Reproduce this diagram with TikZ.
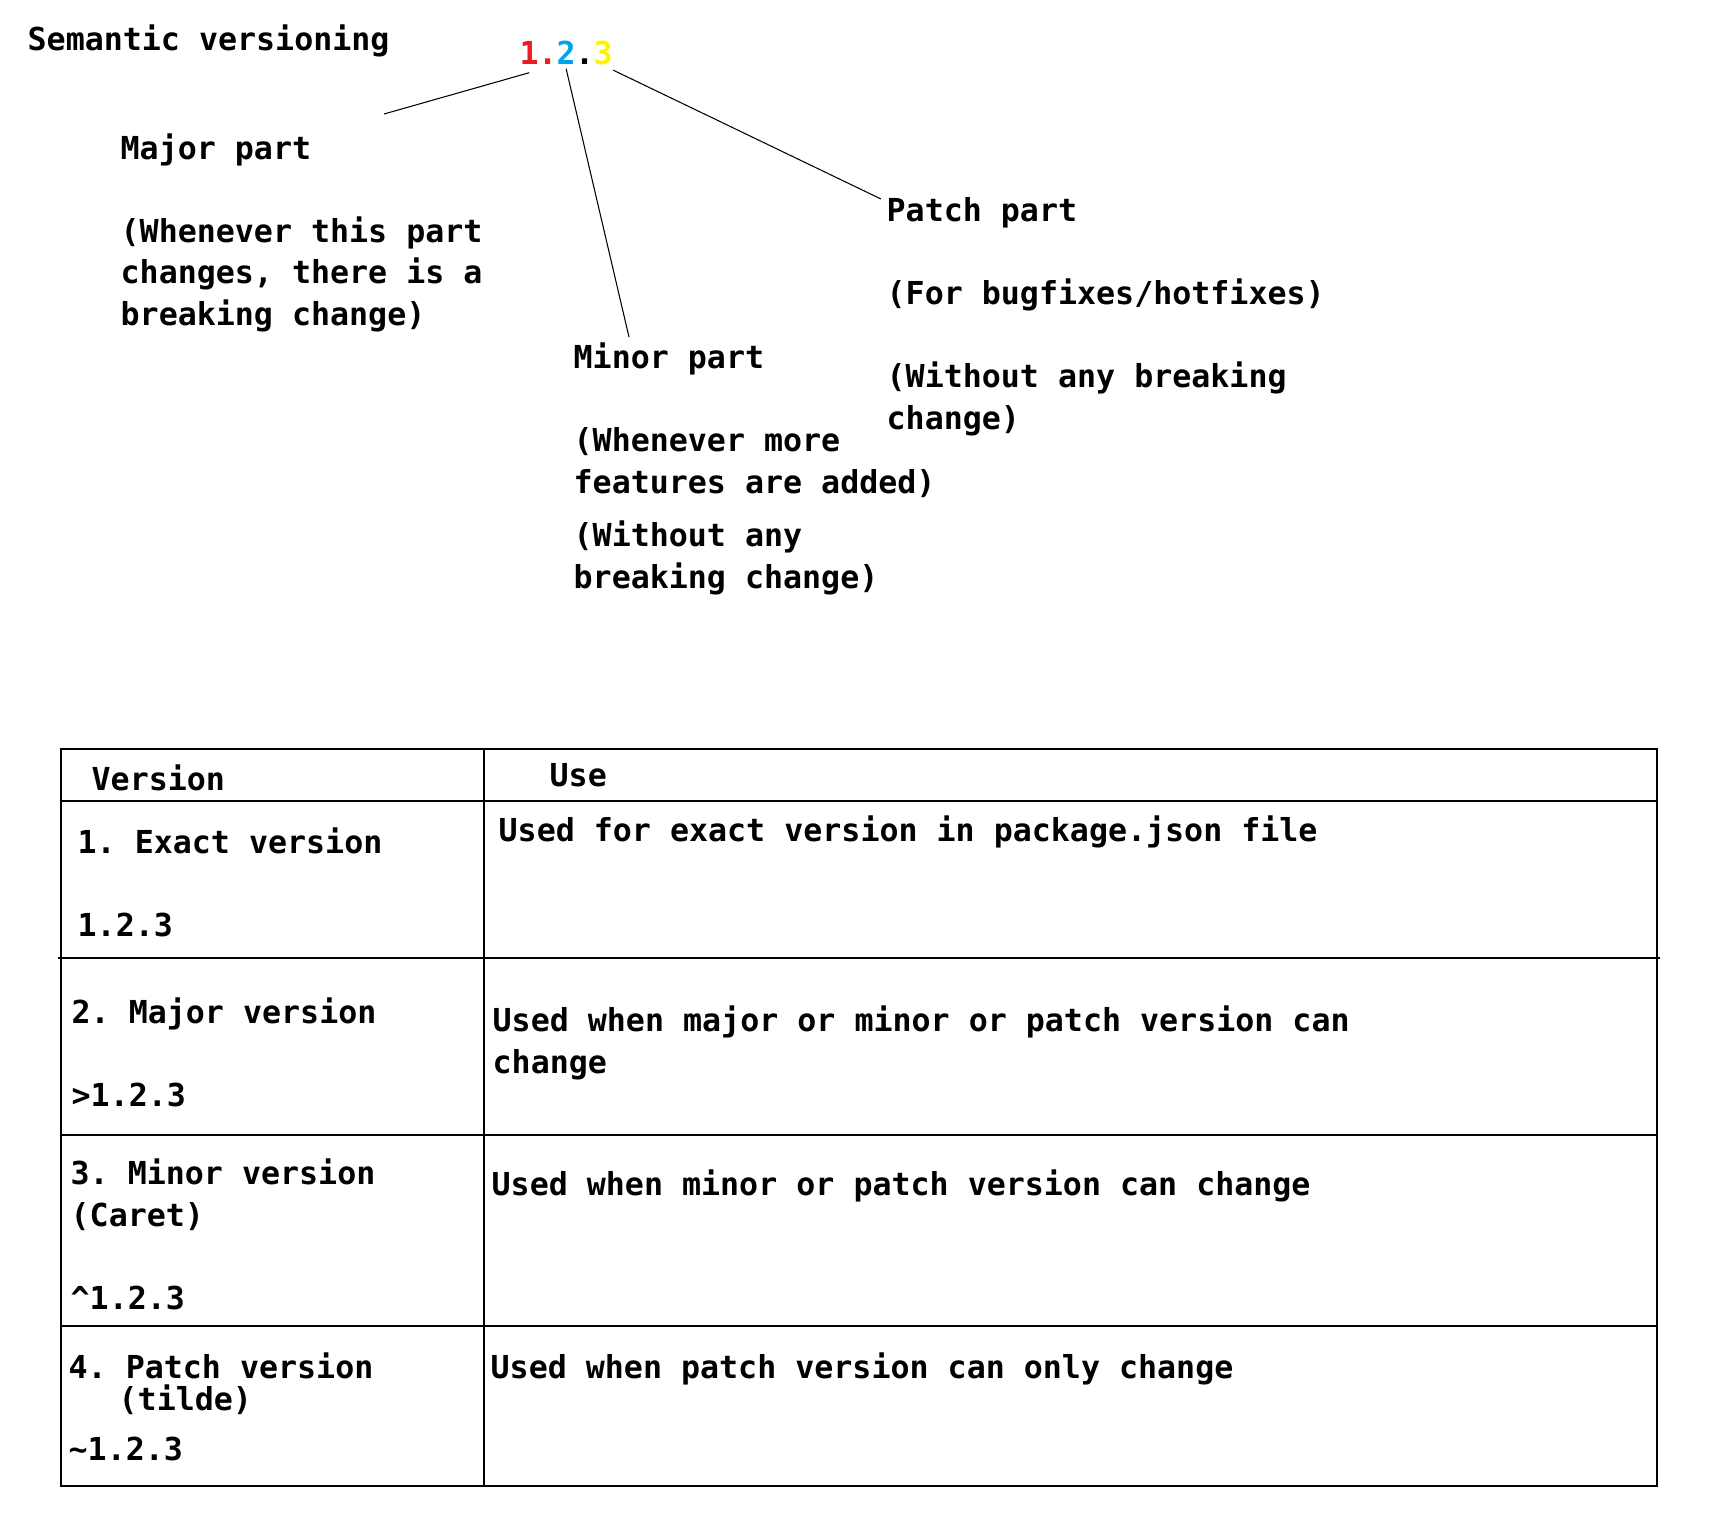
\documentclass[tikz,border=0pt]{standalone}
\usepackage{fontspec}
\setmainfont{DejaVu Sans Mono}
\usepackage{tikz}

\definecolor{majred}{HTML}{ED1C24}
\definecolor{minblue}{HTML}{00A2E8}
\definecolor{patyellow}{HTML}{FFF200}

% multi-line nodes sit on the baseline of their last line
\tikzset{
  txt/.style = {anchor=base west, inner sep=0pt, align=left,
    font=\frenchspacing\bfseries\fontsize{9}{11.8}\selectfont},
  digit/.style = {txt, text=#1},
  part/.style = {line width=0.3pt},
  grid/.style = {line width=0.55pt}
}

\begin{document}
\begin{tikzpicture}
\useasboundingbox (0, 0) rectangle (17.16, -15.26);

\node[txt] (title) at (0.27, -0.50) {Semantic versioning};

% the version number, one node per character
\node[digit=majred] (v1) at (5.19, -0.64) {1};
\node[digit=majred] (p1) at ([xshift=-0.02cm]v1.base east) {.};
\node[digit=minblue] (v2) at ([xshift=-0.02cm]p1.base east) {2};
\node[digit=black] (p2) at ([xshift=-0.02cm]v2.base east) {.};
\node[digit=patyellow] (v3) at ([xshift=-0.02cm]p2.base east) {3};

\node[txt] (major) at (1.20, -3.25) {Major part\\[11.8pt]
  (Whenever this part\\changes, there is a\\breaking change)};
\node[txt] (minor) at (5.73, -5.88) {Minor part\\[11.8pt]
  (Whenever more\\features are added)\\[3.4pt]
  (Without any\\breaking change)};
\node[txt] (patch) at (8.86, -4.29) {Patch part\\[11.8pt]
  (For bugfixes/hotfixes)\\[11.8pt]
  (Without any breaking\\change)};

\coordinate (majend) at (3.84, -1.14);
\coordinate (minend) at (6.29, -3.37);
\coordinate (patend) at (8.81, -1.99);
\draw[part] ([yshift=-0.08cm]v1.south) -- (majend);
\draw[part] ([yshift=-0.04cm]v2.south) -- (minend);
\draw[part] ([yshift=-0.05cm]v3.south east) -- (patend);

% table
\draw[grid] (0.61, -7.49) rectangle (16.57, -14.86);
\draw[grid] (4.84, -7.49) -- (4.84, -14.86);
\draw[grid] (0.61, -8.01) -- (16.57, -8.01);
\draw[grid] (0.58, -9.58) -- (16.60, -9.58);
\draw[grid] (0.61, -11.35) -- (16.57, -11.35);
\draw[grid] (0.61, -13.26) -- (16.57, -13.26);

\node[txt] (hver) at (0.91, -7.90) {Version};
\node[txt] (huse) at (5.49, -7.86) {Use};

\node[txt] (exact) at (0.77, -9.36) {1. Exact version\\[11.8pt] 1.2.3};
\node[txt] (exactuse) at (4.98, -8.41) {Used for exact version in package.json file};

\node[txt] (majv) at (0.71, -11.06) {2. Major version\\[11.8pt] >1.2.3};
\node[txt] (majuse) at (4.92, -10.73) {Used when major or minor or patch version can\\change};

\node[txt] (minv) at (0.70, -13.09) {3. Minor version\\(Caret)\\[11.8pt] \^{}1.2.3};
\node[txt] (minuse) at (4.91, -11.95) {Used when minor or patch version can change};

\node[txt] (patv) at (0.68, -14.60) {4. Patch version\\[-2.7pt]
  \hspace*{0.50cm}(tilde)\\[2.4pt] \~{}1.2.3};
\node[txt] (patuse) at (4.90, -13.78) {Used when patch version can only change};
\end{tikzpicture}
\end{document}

== == ==

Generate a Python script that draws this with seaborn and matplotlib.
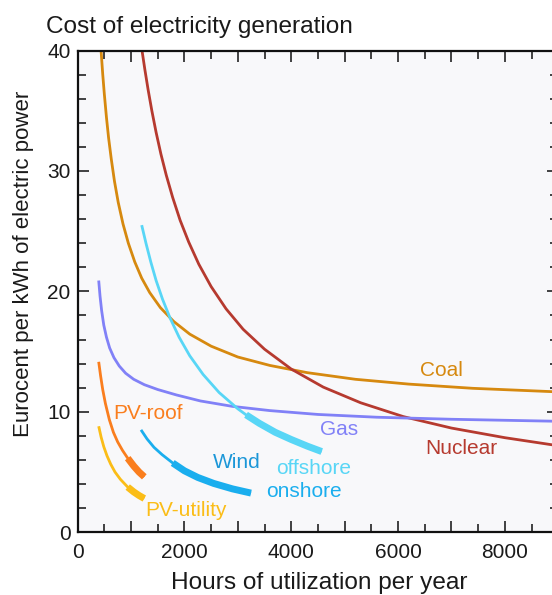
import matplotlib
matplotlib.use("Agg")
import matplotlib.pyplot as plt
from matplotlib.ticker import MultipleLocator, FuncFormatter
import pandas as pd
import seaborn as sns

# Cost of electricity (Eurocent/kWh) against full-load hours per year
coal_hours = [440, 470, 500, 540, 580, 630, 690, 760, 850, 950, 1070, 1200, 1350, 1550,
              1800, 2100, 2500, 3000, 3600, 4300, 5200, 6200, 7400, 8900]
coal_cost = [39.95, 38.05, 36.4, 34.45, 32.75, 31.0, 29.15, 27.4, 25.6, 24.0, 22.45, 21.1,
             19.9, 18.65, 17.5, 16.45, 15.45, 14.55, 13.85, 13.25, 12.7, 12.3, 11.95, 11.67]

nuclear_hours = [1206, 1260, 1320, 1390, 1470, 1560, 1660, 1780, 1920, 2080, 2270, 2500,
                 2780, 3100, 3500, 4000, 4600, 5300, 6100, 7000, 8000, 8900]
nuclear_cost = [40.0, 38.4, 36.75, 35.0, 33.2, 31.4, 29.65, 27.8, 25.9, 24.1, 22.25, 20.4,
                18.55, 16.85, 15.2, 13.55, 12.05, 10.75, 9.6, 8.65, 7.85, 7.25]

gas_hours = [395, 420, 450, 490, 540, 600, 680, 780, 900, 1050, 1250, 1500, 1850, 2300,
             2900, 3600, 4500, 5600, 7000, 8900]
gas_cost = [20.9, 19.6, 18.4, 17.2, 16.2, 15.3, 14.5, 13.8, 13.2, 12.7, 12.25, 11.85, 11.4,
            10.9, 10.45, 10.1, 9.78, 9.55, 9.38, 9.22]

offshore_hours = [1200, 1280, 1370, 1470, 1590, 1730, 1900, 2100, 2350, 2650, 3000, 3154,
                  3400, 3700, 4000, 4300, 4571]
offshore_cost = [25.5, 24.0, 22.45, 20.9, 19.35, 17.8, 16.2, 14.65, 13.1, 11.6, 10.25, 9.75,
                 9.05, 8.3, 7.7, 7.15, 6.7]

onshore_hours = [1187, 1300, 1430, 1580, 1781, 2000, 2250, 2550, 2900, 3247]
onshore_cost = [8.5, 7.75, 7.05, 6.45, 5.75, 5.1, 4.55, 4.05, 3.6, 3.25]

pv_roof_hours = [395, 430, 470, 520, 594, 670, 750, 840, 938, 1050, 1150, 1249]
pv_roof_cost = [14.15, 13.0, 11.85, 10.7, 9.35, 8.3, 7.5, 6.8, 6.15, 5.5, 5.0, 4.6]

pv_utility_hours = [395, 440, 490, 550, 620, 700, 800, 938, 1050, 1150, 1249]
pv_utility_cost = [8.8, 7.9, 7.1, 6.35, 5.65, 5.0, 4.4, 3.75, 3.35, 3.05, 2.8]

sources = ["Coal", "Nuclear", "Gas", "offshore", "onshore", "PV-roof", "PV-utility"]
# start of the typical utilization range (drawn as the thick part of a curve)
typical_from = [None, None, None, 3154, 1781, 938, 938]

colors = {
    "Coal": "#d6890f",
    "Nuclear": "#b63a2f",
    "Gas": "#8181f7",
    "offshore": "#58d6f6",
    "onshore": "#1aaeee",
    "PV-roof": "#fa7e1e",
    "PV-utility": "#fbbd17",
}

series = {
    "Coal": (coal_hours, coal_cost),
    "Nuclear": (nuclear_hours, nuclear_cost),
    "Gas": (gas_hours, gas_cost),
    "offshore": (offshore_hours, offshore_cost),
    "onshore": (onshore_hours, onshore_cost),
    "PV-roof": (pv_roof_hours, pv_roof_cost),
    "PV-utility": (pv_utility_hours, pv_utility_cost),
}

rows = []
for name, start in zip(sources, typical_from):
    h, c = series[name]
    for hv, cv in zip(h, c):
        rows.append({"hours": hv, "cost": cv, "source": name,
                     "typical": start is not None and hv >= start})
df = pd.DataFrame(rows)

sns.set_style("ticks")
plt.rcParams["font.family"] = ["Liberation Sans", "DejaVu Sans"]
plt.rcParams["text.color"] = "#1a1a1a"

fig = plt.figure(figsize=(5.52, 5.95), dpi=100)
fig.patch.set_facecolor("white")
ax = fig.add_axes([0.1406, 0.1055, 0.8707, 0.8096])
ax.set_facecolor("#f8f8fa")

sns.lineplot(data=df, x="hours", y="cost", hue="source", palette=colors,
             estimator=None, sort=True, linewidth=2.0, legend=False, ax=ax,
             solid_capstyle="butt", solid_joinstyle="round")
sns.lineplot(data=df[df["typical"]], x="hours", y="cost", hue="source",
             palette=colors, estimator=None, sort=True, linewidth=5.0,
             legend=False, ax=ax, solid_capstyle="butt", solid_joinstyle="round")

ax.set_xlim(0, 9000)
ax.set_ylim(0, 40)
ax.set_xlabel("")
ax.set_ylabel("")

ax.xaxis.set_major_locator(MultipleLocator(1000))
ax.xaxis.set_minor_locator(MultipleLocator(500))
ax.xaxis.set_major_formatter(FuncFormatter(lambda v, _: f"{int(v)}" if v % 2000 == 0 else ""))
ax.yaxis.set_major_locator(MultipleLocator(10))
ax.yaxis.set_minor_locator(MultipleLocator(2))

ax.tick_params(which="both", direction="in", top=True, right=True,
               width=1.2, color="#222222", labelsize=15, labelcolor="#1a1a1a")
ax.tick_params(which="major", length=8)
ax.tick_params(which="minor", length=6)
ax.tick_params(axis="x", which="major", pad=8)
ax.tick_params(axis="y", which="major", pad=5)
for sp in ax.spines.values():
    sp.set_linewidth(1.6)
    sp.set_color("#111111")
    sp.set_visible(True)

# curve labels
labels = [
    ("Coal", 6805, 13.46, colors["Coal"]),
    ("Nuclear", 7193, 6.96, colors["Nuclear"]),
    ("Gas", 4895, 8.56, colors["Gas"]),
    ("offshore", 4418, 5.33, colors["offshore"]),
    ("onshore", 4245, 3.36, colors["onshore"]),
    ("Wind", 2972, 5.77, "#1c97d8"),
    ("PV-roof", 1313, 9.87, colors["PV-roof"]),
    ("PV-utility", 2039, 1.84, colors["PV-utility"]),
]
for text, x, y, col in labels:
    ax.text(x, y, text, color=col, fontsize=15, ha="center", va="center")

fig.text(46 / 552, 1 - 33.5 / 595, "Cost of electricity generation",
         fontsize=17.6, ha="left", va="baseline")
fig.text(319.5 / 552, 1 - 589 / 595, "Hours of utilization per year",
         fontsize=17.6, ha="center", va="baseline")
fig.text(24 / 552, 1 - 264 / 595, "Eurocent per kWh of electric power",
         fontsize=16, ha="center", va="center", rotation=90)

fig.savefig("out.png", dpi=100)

== == ==

WHAT YOU SHOULD DO: Give again, exactly as written, only the lines that start at the one with "Reproduce this diagram with TikZ." and end at the one with "at (4.98, -8.41)", both included. Skip any pictures.

WRITTEN SOLUTION:
Reproduce this diagram with TikZ.
\documentclass[tikz,border=0pt]{standalone}
\usepackage{fontspec}
\setmainfont{DejaVu Sans Mono}
\usepackage{tikz}

\definecolor{majred}{HTML}{ED1C24}
\definecolor{minblue}{HTML}{00A2E8}
\definecolor{patyellow}{HTML}{FFF200}

% multi-line nodes sit on the baseline of their last line
\tikzset{
  txt/.style = {anchor=base west, inner sep=0pt, align=left,
    font=\frenchspacing\bfseries\fontsize{9}{11.8}\selectfont},
  digit/.style = {txt, text=#1},
  part/.style = {line width=0.3pt},
  grid/.style = {line width=0.55pt}
}

\begin{document}
\begin{tikzpicture}
\useasboundingbox (0, 0) rectangle (17.16, -15.26);

\node[txt] (title) at (0.27, -0.50) {Semantic versioning};

% the version number, one node per character
\node[digit=majred] (v1) at (5.19, -0.64) {1};
\node[digit=majred] (p1) at ([xshift=-0.02cm]v1.base east) {.};
\node[digit=minblue] (v2) at ([xshift=-0.02cm]p1.base east) {2};
\node[digit=black] (p2) at ([xshift=-0.02cm]v2.base east) {.};
\node[digit=patyellow] (v3) at ([xshift=-0.02cm]p2.base east) {3};

\node[txt] (major) at (1.20, -3.25) {Major part\\[11.8pt]
  (Whenever this part\\changes, there is a\\breaking change)};
\node[txt] (minor) at (5.73, -5.88) {Minor part\\[11.8pt]
  (Whenever more\\features are added)\\[3.4pt]
  (Without any\\breaking change)};
\node[txt] (patch) at (8.86, -4.29) {Patch part\\[11.8pt]
  (For bugfixes/hotfixes)\\[11.8pt]
  (Without any breaking\\change)};

\coordinate (majend) at (3.84, -1.14);
\coordinate (minend) at (6.29, -3.37);
\coordinate (patend) at (8.81, -1.99);
\draw[part] ([yshift=-0.08cm]v1.south) -- (majend);
\draw[part] ([yshift=-0.04cm]v2.south) -- (minend);
\draw[part] ([yshift=-0.05cm]v3.south east) -- (patend);

% table
\draw[grid] (0.61, -7.49) rectangle (16.57, -14.86);
\draw[grid] (4.84, -7.49) -- (4.84, -14.86);
\draw[grid] (0.61, -8.01) -- (16.57, -8.01);
\draw[grid] (0.58, -9.58) -- (16.60, -9.58);
\draw[grid] (0.61, -11.35) -- (16.57, -11.35);
\draw[grid] (0.61, -13.26) -- (16.57, -13.26);

\node[txt] (hver) at (0.91, -7.90) {Version};
\node[txt] (huse) at (5.49, -7.86) {Use};

\node[txt] (exact) at (0.77, -9.36) {1. Exact version\\[11.8pt] 1.2.3};
\node[txt] (exactuse) at (4.98, -8.41) {Used for exact version in package.json file};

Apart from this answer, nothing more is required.